Italy Downgrades Growth Forecasts to under 1%

Rome, – Italy’s economy will grow at a slower pace and the country will be more indebted than previously anticipated, the Italian government said, as it revised economic forecasts in preparation for next year’s budget law.

In April, Prime Minister Matteo Renzi’s government said gross domestic product (GDP) was expected to expand by 1.2% this year and 1.4 % in 2017, while the deficit was supposed to fall over the same period from 2.3% of GDP to 1.8% of GDP.

Instead, the economy will expand by just 0.8% this year and 1% in 2017, while the deficit will fall to 2% of GDP, Renzi said after a cabinet meeting. He said the budget shortfall for 2016 was expected to be 2.4%, slightly higher-than-expected.

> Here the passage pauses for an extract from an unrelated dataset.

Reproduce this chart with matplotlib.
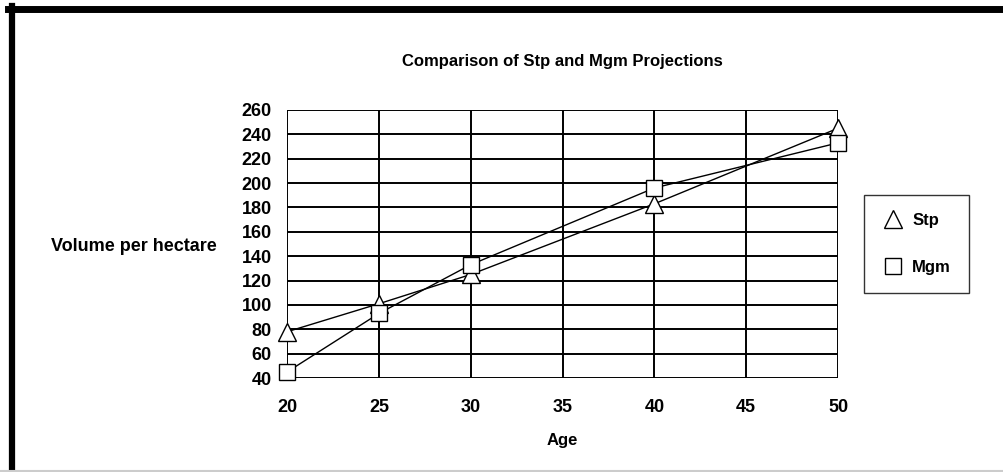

Italy’s 2017 deficit could be even higher, at 2.4%, if parliament approves extra spending on two “exceptional circumstances,” namely last month’s deadly earthquake and an influx of boat migrants, Renzi said.

The government also said public debt, which Italy is under pressure to reduce, would rise further to 132.8% of GDP, from 132,2% last year, and that the 2017 budget law, expected to feature tax cuts, would be unveiled in mid-October.

The European Commission, which polices Eurozone countries’ budgets, will have to approve Italy’s economic plans. Renzi is a vocal critic of austerity policies, and spendthrift policies could help him win a crucial referendum on constitutional reforms due on December 4.

Italy’s economic performance has been miserable for the last 15 years. The country went through a severe double-dip recession after the global financial crash in 2008, and a timid recovery halted in the second quarter of 2016, when zero growth was recorded.